If we then consider that leverage is the result of confidence in human institutions and policies intended to protect us from change, we get to the philosophical heart of the issue. Do we adapt to the world, or does it adapt to us? Is society a shield, or a sword?

happyjuggler0 writes:

Costard,

I'm curious as to why you wrote your second paragraph. If it was meant to persuade, then you need to brush up on your persuasion skills. Try using logic for starters.
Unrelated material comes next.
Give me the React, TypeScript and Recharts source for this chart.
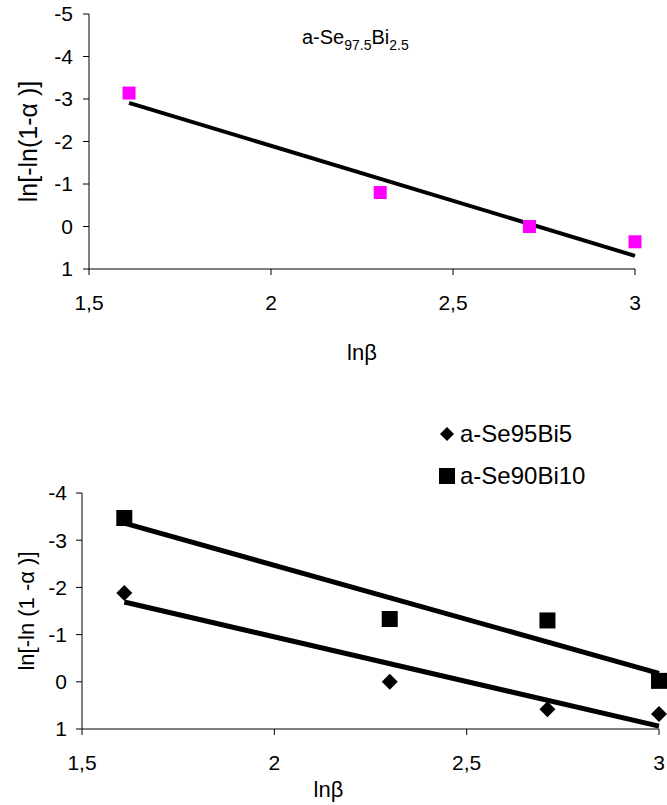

On the other hand if your goal was to vent, then I hope it felt good anyway. It caused some negative externalities to begin with. Also, surely you are smart enough that you can think of a way to vent in a manner that produces positive externalities (i.e. educates readers as opposed to engaging in mindless trolling).

happyjuggler0 writes:

Damn, I was referring to Costard's first post with my reply.

Xerographica writes:

Here's my theory on recessions/depressions...which you certainly won't find in textbooks either...Perspectives Matter - Economics in One Lesson.

MG writes:

Arnold et al,

I believe that the micro-impact of leverage on financial markets is well "believed" and possibly understood by market participants. And when a market is relatively self countained, the effects of leverage on asset pricing and volatility are obvious. Extending this to all asset markets is logical and methodological possible. Extending its impact to the general economy would also seem logical, as its impact would work itself through the various channels in which financial and real asset values can affect macro variables. For what it is worth, I recommend having a look at the work done by Professor John Geanakoplos whose insights on this issue are well keeping in mind. I dug up a paper he wrote

http://cowles.econ.yale.edu/P/cd/d17a/d1715-r.pdf

some of which he discusses, actually, in the last two lectures of a Financial Markets course

http://oyc.yale.edu/economics/econ-251#sessions

Lord writes:

Deleveraging results in deeper recessions because bankers refuse to loosen their grip on the economy. Remember when Greenspan was warning they would be out of traction if the government paid off its debt?